One white-collar defense attorney with experience in the Virginia federal court said Ellis seemed to relish high-profile cases, like John Walker Lindh — the American who pleaded guilty to reduced charges after fighting for the Taliban — and Rep. William Jefferson — convicted of corruption after stashing some of his ill-gotten money in his freezer.

For those looking for clues as to how he will rule and how he will run a trial — which, for Manafort, is set to begin July 10, he offered guidance more than 30 years ago in his own confirmation hearing that some think still holds today.

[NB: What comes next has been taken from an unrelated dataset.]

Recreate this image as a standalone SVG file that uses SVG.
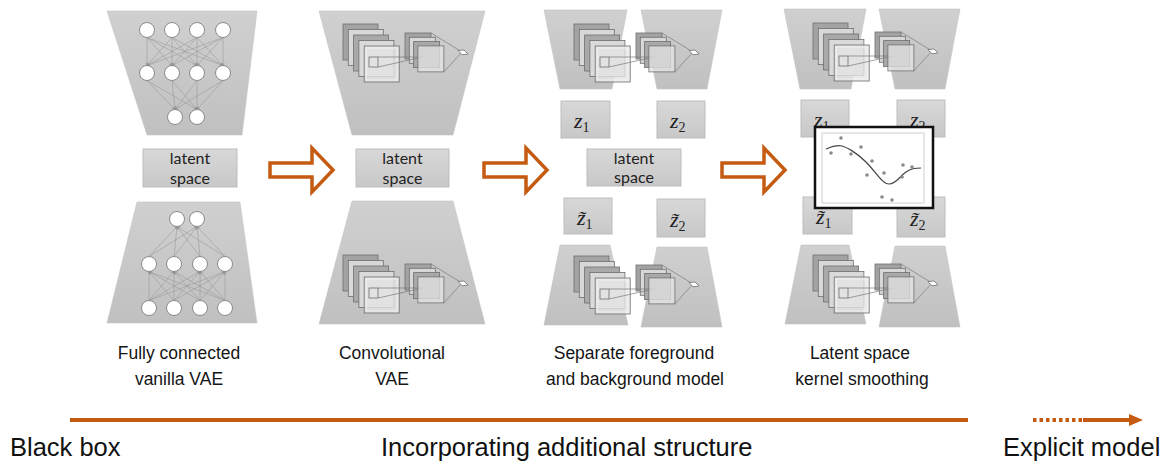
<svg xmlns="http://www.w3.org/2000/svg" xmlns:xlink="http://www.w3.org/1999/xlink" width="1171" height="464" viewBox="0 0 1171 464">
<style>
.trap{fill:url(#tg);stroke:#c4c4c4;stroke-width:0.6}
.box{fill:url(#bg);stroke:#bdbdbd;stroke-width:1}
.nn{fill:#fff;stroke:#8a8a8a;stroke-width:1}
.ed{stroke:#969696;stroke-width:0.55;fill:none;marker-end:url(#ah)}
.lat{font-family:Lato,"Open Sans",sans-serif;font-size:16px;fill:#222;text-anchor:middle}
.zt{font-family:"Liberation Serif",serif;font-style:italic;font-size:22px;fill:#222}
.zs{font-size:14px;font-style:normal}
.cap{font-family:"Liberation Sans",Arial,sans-serif;font-size:17.5px;fill:#151515;text-anchor:middle}
.big{font-family:"Liberation Sans",Arial,sans-serif;font-size:25.5px;fill:#111}
.hol{fill:#fff;stroke:#C55A11;stroke-width:3.5;stroke-linejoin:miter}
.sq{stroke:#6e6e6e;stroke-width:0.8}
.thin{stroke:#7a7a7a;stroke-width:0.7;fill:none}
</style>
<defs>
<linearGradient id="tg" x1="0" y1="0" x2="0" y2="1"><stop offset="0" stop-color="#d0d0d0"/><stop offset="1" stop-color="#c0c0c0"/></linearGradient>
<linearGradient id="bg" x1="0" y1="0" x2="0" y2="1"><stop offset="0" stop-color="#d8d8d8"/><stop offset="1" stop-color="#c8c8c8"/></linearGradient>
<marker id="ah" markerUnits="userSpaceOnUse" markerWidth="4" markerHeight="4" refX="3" refY="1.5" orient="auto"><path d="M0,0 L3,1.5 L0,3" fill="none" stroke="#8e8e8e" stroke-width="0.6"/></marker>
<g id="conv">
<rect class="sq" x="0" y="0" width="35" height="36" fill="#a3a3a3"/>
<rect class="sq" x="5.3" y="5.5" width="35" height="36" fill="#d8d8d8"/>
<rect class="sq" x="10.6" y="11" width="35" height="36" fill="#a9a9a9"/>
<rect class="sq" x="15.9" y="16.5" width="35" height="36" fill="#dadada"/>
<rect class="sq" x="21.2" y="22" width="35" height="36" fill="#e4e4e4" fill-opacity="0.8"/>
<rect x="23.2" y="24" width="31" height="32" fill="none" stroke="#f5f5f5" stroke-width="0.8"/>
<rect class="sq" x="26" y="33" width="9" height="10" fill="none"/>
<rect class="sq" x="62" y="9" width="26" height="26" fill="#a3a3a3"/>
<rect class="sq" x="66.3" y="13.3" width="26" height="26" fill="#d8d8d8"/>
<rect class="sq" x="70.6" y="17.6" width="26" height="26" fill="#a9a9a9"/>
<line class="thin" x1="35" y1="33" x2="80" y2="33"/>
<line class="thin" x1="35" y1="43" x2="80" y2="33"/>
<rect class="sq" x="74.9" y="21.9" width="26" height="26" fill="#e4e4e4" fill-opacity="0.75"/>
<line class="thin" x1="88" y1="9" x2="119" y2="28"/>
<line class="thin" x1="100.9" y1="47.9" x2="119" y2="28"/>
<polygon points="115,26.5 121,26 125,30 119,30.8" fill="#fff" stroke="#6e6e6e" stroke-width="0.8"/>
</g>
</defs>
<rect width="1171" height="464" fill="#fff"/>

<g id="panel1-encoder">
<polygon class="trap" points="107,11 257,11 242,135 147,135"/>
<g>
<line class="ed" x1="147" y1="37.5" x2="147" y2="65.5"/><line class="ed" x1="147" y1="37.5" x2="172" y2="65.5"/><line class="ed" x1="147" y1="37.5" x2="197" y2="65.5"/><line class="ed" x1="147" y1="37.5" x2="223" y2="65.5"/>
<line class="ed" x1="172" y1="37.5" x2="147" y2="65.5"/><line class="ed" x1="172" y1="37.5" x2="172" y2="65.5"/><line class="ed" x1="172" y1="37.5" x2="197" y2="65.5"/><line class="ed" x1="172" y1="37.5" x2="223" y2="65.5"/>
<line class="ed" x1="197" y1="37.5" x2="147" y2="65.5"/><line class="ed" x1="197" y1="37.5" x2="172" y2="65.5"/><line class="ed" x1="197" y1="37.5" x2="197" y2="65.5"/><line class="ed" x1="197" y1="37.5" x2="223" y2="65.5"/>
<line class="ed" x1="223" y1="37.5" x2="147" y2="65.5"/><line class="ed" x1="223" y1="37.5" x2="172" y2="65.5"/><line class="ed" x1="223" y1="37.5" x2="197" y2="65.5"/><line class="ed" x1="223" y1="37.5" x2="223" y2="65.5"/>
<line class="ed" x1="147" y1="80.5" x2="175" y2="109.5"/><line class="ed" x1="147" y1="80.5" x2="197" y2="109.5"/>
<line class="ed" x1="172" y1="80.5" x2="175" y2="109.5"/><line class="ed" x1="172" y1="80.5" x2="197" y2="109.5"/>
<line class="ed" x1="197" y1="80.5" x2="175" y2="109.5"/><line class="ed" x1="197" y1="80.5" x2="197" y2="109.5"/>
<line class="ed" x1="223" y1="80.5" x2="175" y2="109.5"/><line class="ed" x1="223" y1="80.5" x2="197" y2="109.5"/>
</g>
<circle class="nn" cx="147" cy="30" r="7.5"/><circle class="nn" cx="172" cy="30" r="7.5"/><circle class="nn" cx="197" cy="30" r="7.5"/><circle class="nn" cx="223" cy="30" r="7.5"/>
<circle class="nn" cx="147" cy="73" r="7.5"/><circle class="nn" cx="172" cy="73" r="7.5"/><circle class="nn" cx="197" cy="73" r="7.5"/><circle class="nn" cx="223" cy="73" r="7.5"/>
<circle class="nn" cx="175" cy="117" r="7.5"/><circle class="nn" cx="197" cy="117" r="7.5"/>
</g>
<g id="panel1-latent">
<rect class="box" x="143" y="149" width="94" height="38"/>
<text class="lat" x="190" y="164">latent</text><text class="lat" x="190" y="184">space</text>
</g>
<g id="panel1-decoder">
<polygon class="trap" points="137,202 240,202 257,323 107,323"/>
<g>
<line class="ed" x1="149" y1="300.5" x2="149" y2="271.5"/><line class="ed" x1="149" y1="300.5" x2="174" y2="271.5"/><line class="ed" x1="149" y1="300.5" x2="200" y2="271.5"/><line class="ed" x1="149" y1="300.5" x2="225" y2="271.5"/>
<line class="ed" x1="174" y1="300.5" x2="149" y2="271.5"/><line class="ed" x1="174" y1="300.5" x2="174" y2="271.5"/><line class="ed" x1="174" y1="300.5" x2="200" y2="271.5"/><line class="ed" x1="174" y1="300.5" x2="225" y2="271.5"/>
<line class="ed" x1="200" y1="300.5" x2="149" y2="271.5"/><line class="ed" x1="200" y1="300.5" x2="174" y2="271.5"/><line class="ed" x1="200" y1="300.5" x2="200" y2="271.5"/><line class="ed" x1="200" y1="300.5" x2="225" y2="271.5"/>
<line class="ed" x1="225" y1="300.5" x2="149" y2="271.5"/><line class="ed" x1="225" y1="300.5" x2="174" y2="271.5"/><line class="ed" x1="225" y1="300.5" x2="200" y2="271.5"/><line class="ed" x1="225" y1="300.5" x2="225" y2="271.5"/>
<line class="ed" x1="149" y1="256.5" x2="177" y2="226.5"/><line class="ed" x1="149" y1="256.5" x2="197" y2="226.5"/>
<line class="ed" x1="174" y1="256.5" x2="177" y2="226.5"/><line class="ed" x1="174" y1="256.5" x2="197" y2="226.5"/>
<line class="ed" x1="200" y1="256.5" x2="177" y2="226.5"/><line class="ed" x1="200" y1="256.5" x2="197" y2="226.5"/>
<line class="ed" x1="225" y1="256.5" x2="177" y2="226.5"/><line class="ed" x1="225" y1="256.5" x2="197" y2="226.5"/>
</g>
<circle class="nn" cx="177" cy="219" r="7.5"/><circle class="nn" cx="197" cy="219" r="7.5"/>
<circle class="nn" cx="149" cy="264" r="7.5"/><circle class="nn" cx="174" cy="264" r="7.5"/><circle class="nn" cx="200" cy="264" r="7.5"/><circle class="nn" cx="225" cy="264" r="7.5"/>
<circle class="nn" cx="149" cy="308" r="7.5"/><circle class="nn" cx="174" cy="308" r="7.5"/><circle class="nn" cx="200" cy="308" r="7.5"/><circle class="nn" cx="225" cy="308" r="7.5"/>
</g>

<g id="panel2-encoder">
<polygon class="trap" points="319,11 485,11 453,135 352,135"/>
<use xlink:href="#conv" transform="translate(343,24)"/>
</g>
<g id="panel2-latent">
<rect class="box" x="356" y="149" width="93" height="38"/>
<text class="lat" x="402.5" y="164">latent</text><text class="lat" x="402.5" y="184">space</text>
</g>
<g id="panel2-decoder">
<polygon class="trap" points="352,201 453,201 485,324 319,324"/>
<use xlink:href="#conv" transform="translate(343,255)"/>
</g>

<g id="panel3-encoders">
<polygon class="trap" points="544,10 627,10 612,89 560,89"/>
<polygon class="trap" points="641,10 722,10 707,89 657,89"/>
<use xlink:href="#conv" transform="translate(574,24)"/>
</g>
<g id="panel3-z1"><rect class="box" x="561" y="101" width="49" height="37"/><text class="zt" x="574" y="128">z<tspan class="zs" dy="4">1</tspan></text></g>
<g id="panel3-z2"><rect class="box" x="657" y="101" width="48" height="37"/><text class="zt" x="670" y="128">z<tspan class="zs" dy="4">2</tspan></text></g>
<g id="panel3-latent">
<rect class="box" x="587" y="149" width="94" height="37"/>
<text class="lat" x="634" y="164">latent</text><text class="lat" x="634" y="183">space</text>
</g>
<g id="panel3-zt1"><rect class="box" x="564" y="198" width="48" height="36"/><text class="zt" x="577" y="225">z̃<tspan class="zs" dy="4">1</tspan></text></g>
<g id="panel3-zt2"><rect class="box" x="657" y="199" width="48" height="38"/><text class="zt" x="670" y="227">z̃<tspan class="zs" dy="4">2</tspan></text></g>
<g id="panel3-decoders">
<polygon class="trap" points="560,245 610,245 628,325 544,325"/>
<polygon class="trap" points="657,247 707,247 722,327 641,327"/>
<use xlink:href="#conv" transform="translate(574,256)"/>
</g>

<g id="panel4-encoders">
<polygon class="trap" points="784,9 866,9 851,89 800,89"/>
<polygon class="trap" points="879,9 960,9 945,89 895,89"/>
<use xlink:href="#conv" transform="translate(813,23)"/>
</g>
<g id="panel4-z1"><rect class="box" x="801" y="100" width="48" height="37"/><text class="zt" x="814" y="127">z<tspan class="zs" dy="4">1</tspan></text></g>
<g id="panel4-z2"><rect class="box" x="897" y="100" width="48" height="37"/><text class="zt" x="910" y="127">z<tspan class="zs" dy="4">2</tspan></text></g>
<g id="panel4-zt1"><rect class="box" x="803" y="197" width="49" height="37"/><text class="zt" x="816" y="224">z̃<tspan class="zs" dy="4">1</tspan></text></g>
<g id="panel4-zt2"><rect class="box" x="897" y="197" width="48" height="40"/><text class="zt" x="910" y="226">z̃<tspan class="zs" dy="4">2</tspan></text></g>
<g id="panel4-decoders">
<polygon class="trap" points="801,245 849,245 866,324 785,324"/>
<polygon class="trap" points="895,246 945,246 960,327 879,327"/>
<use xlink:href="#conv" transform="translate(813,255)"/>
</g>
<g id="panel4-plot">
<rect x="815" y="127" width="118" height="81" fill="#fff" stroke="#111" stroke-width="2.5"/>
<rect x="822" y="133" width="102" height="70" fill="none" stroke="#d0d0d0" stroke-width="1"/>
<path d="M826,149 C833,146 838,145 842,146 S856,152 866,162 S882,184 889,184 S900,176 906,172 S916,168 921,168" fill="none" stroke="#444" stroke-width="1.2"/>
<g fill="#8a8a8a">
<circle cx="831" cy="153" r="1.8"/><circle cx="841" cy="138" r="1.8"/><circle cx="851" cy="154" r="1.8"/><circle cx="861" cy="147" r="1.8"/>
<circle cx="872" cy="161" r="1.8"/><circle cx="867" cy="175" r="1.8"/><circle cx="884" cy="173" r="1.8"/><circle cx="902" cy="177" r="1.8"/>
<circle cx="903" cy="165" r="1.8"/><circle cx="912" cy="167" r="1.8"/><circle cx="882" cy="197" r="1.8"/><circle cx="892" cy="200" r="1.8"/>
</g>
</g>

<g id="connectors">
<polygon class="hol" points="270,163 312,163 312,148 333,170 312,192 312,177 270,177"/>
<polygon class="hol" points="484,163 526,163 526,148 547,170 526,192 526,177 484,177"/>
<polygon class="hol" points="722,163 764,163 764,148 785,170 764,192 764,177 722,177"/>
<line x1="70" y1="420" x2="968" y2="420" stroke="#C55A11" stroke-width="4"/>
<line x1="1033" y1="420" x2="1083" y2="420" stroke="#C55A11" stroke-width="4" stroke-dasharray="3.5,3"/>
<line x1="1083" y1="420" x2="1131" y2="420" stroke="#C55A11" stroke-width="4"/>
<polygon points="1129,414 1143,420 1129,426" fill="#C55A11"/>
</g>

<g id="captions">
<text class="cap" x="179" y="359">Fully connected</text><text class="cap" x="179" y="385">vanilla VAE</text>
<text class="cap" x="392" y="359">Convolutional</text><text class="cap" x="392" y="385">VAE</text>
<text class="cap" x="634" y="359">Separate foreground</text><text class="cap" x="635" y="385">and background model</text>
<text class="cap" x="860" y="359">Latent space</text><text class="cap" x="862" y="385">kernel smoothing</text>
<text class="big" x="10" y="456">Black box</text>
<text class="big" x="381" y="456">Incorporating additional structure</text>
<text class="big" x="1003" y="456">Explicit model</text>
</g>
</svg>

Ellis repeatedly expounded on the need for moving a proceeding along without delay. “My experience in trying complex cases has led me to conclude that it is vitally important that judges act purposefully and firmly to manage these cases,” he told the senators. “Complex litigation must be carefully planned. It is not enough simply to permit the parties to move the litigation at the pace they choose and in directions they choose, for there is invariably no agreement on pace or direction.”

Already the Manafort case is unusual, as noted by the D.C.-based federal judge who is also poised to hold her own Manafort trial months after Ellis. Judge Amy Berman Jackson, in one court proceeding, said the outcome in Virginia could present legal complications if a decision by her is different. In fact, she recently ruled against a similar motion by Manafort to dismiss the case.

But for now, Ellis is the focus, and how he will rule is anyone’s guess.